Exploring Accumulations of Change
| English | Chinese | Pinyin |
|---|---|---|
| net change | 净变化 | jìng biàn huà |
| accumulation | 累积 | lěi jī |
| area | 面积 | miàn jī |
| signed area | 带符号面积 | dài fú hào miàn jī |
Adding up change to get a total
- The derivative took things apart into rates. Integration puts them back together into totals.
- If you know the rate something changes, you can find the net change 净变化 it accumulates.
- Drive at a known speed for a while → total distance is speed accumulated over time.
- This "adding up a rate" is the second big idea of calculus: accumulation 累积.
Integration (accumulation) is essentially the reverse of...
Accumulating a rate undoes differentiating a total.
The total change accumulated from a rate over an interval is called the ____ change.
Net change = signed accumulation.
Area under a rate graph = accumulated amount
- Plot a rate of change against time. The area 面积 under that graph is the total accumulated change.
- Constant rate $60\,\tfrac{\text{km}}{\text{h}}$ for $2$ h → area of a rectangle $=60\times2=120$ km.
- A changing rate makes a curvy region, but the idea is the same: area = accumulated quantity.
- Height is the rate; width is the interval; area is the total.
Area under a rate is a total
y = 3 (constant rate)
The shaded area under a rate curve is the accumulated amount — widen the interval and the total grows.
A tap runs at $3$ L/min for $4$ min. The area under the rate graph (accumulated volume) is...
Rectangle area $=3\times4=12$ L.
A rate rises linearly from $0$ to $6$ over $4$ min (a triangle). The accumulated amount (area) is...
Triangle area $=\tfrac12\times4\times6=12$.
Signed area: rates can be negative
- When the rate is positive, the quantity grows (area counts as positive).
- When the rate is negative (below the axis), the quantity shrinks (area counts as negative).
- The net change is signed area 带符号面积: positive parts minus negative parts.
- So an object moving backward subtracts from the accumulated displacement.
Where a rate graph dips below the axis, that area subtracts from the net accumulated change.
Below-axis area is negative (signed area).
On a velocity-time graph, a portion below the axis means the object...
Negative velocity = backward motion = negative signed area.
From rate back to amount
- If $f$ is a rate and you accumulate from $a$ to $b$, you get the net change of the original quantity.
- This is exactly the reverse of differentiating — undoing the rate to recover the total.
- The tool that computes this signed area precisely is the definite integral (coming up).
- For now: area under a rate graph = the amount that accumulated.
Accumulated change is signed area, not just "area." A velocity graph that dips below the axis means the object moved backward, which subtracts from the net displacement. Don't add all the area as positive — regions below the axis count as negative.

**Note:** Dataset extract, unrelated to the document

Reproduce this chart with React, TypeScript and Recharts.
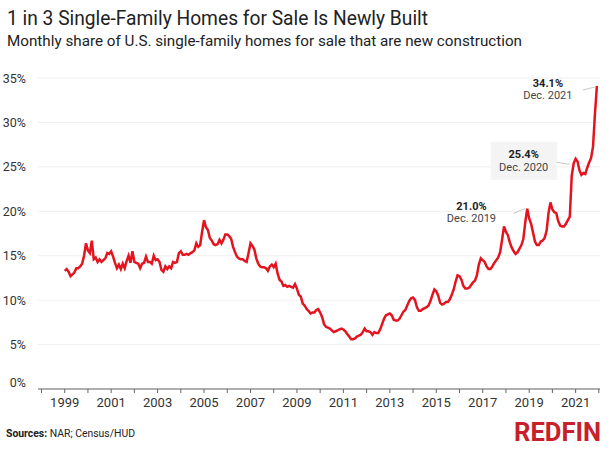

A tap fills a tank at a rate of $3\,\tfrac{\text{L}}{\text{min}}$ for $4$ minutes, then $0$ after.
- The rate graph is a rectangle: height $3$, width $4$.
- Accumulated volume = area $=3\times4=12$ L.
- If the rate later went negative (draining), that area would subtract from the total.
Accumulation turns a rate back into a total: the signed area under a rate-of-change graph over $[a,b]$ is the net change of the quantity. Positive rate → area adds; negative rate → area subtracts. The definite integral makes this precise.